The poem, ‘The Crucifixion,’ is published as part of eight poems compilation, known as ‘God’s Trombones.’ written by James Weldon Johnson, of African-American origin, and is part of one of the two sets of notable works. The sequence of the poem is the sixth in his book, which follows the two ‘Let My People Go,’ and ‘The Judgment Day.’ The heartfelt narration of Jesus’s crucifixion story is widely popular and narrated in the sermon form with the preacher discussing the contexts of events in a poetic fashion.

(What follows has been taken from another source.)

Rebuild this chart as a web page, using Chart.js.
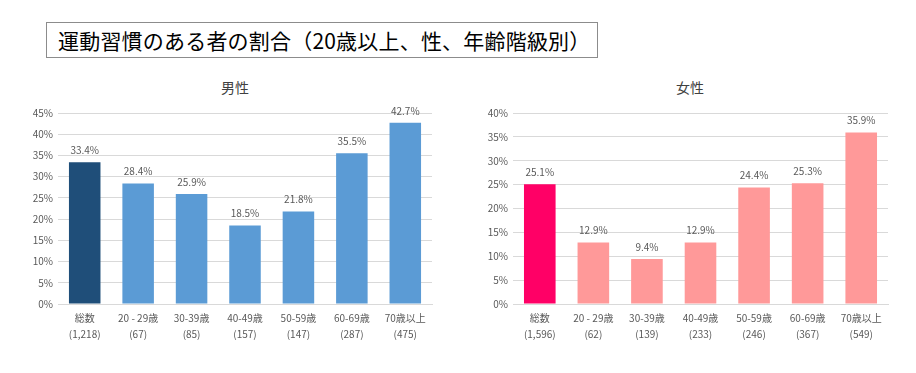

The beginning stanzas of the poem highlight the story with three disciplines and Jesus sitting together (Weldon, lines 1-8) in the ‘Garden of Gethsemane.’ The particular instructions from Jesus at the time is to stay with ‘Him’ during the time of sorrow. In the third stanza of the poem, Jesus’ prayers mention that God’s Will is defined for the torture or pain, he is going to go through (Weldon, lines 17-24). The disciples fell asleep during the prayers of Jesus, and stanza four begins with betrayal of Jesus (Judas) leading the discussion towards the group of people who wants to crucify Jesus (Weldon, lines 25-32). Jesus at the time is praying in the garden and explains the way Jesus’s identity is being betrayed by Judas with a kiss. In the following stanza, Jesus is standing in front of the Roman Governor Pilate, and the crowd stands emotionally not on the side of Jesus, and is reflective of their ignorance (Weldon, lines 29-31). The poem ends with a detailed description in the form of story-telling, and ends with expression about the personal feeling of trembling of the preacher, and the way Jesus died, that is, ‘Sinners like you and me’ (Weldon, lines 38-40).
Johnson, James Weldon, et al. God’s trombones. Folkways Records, 1965.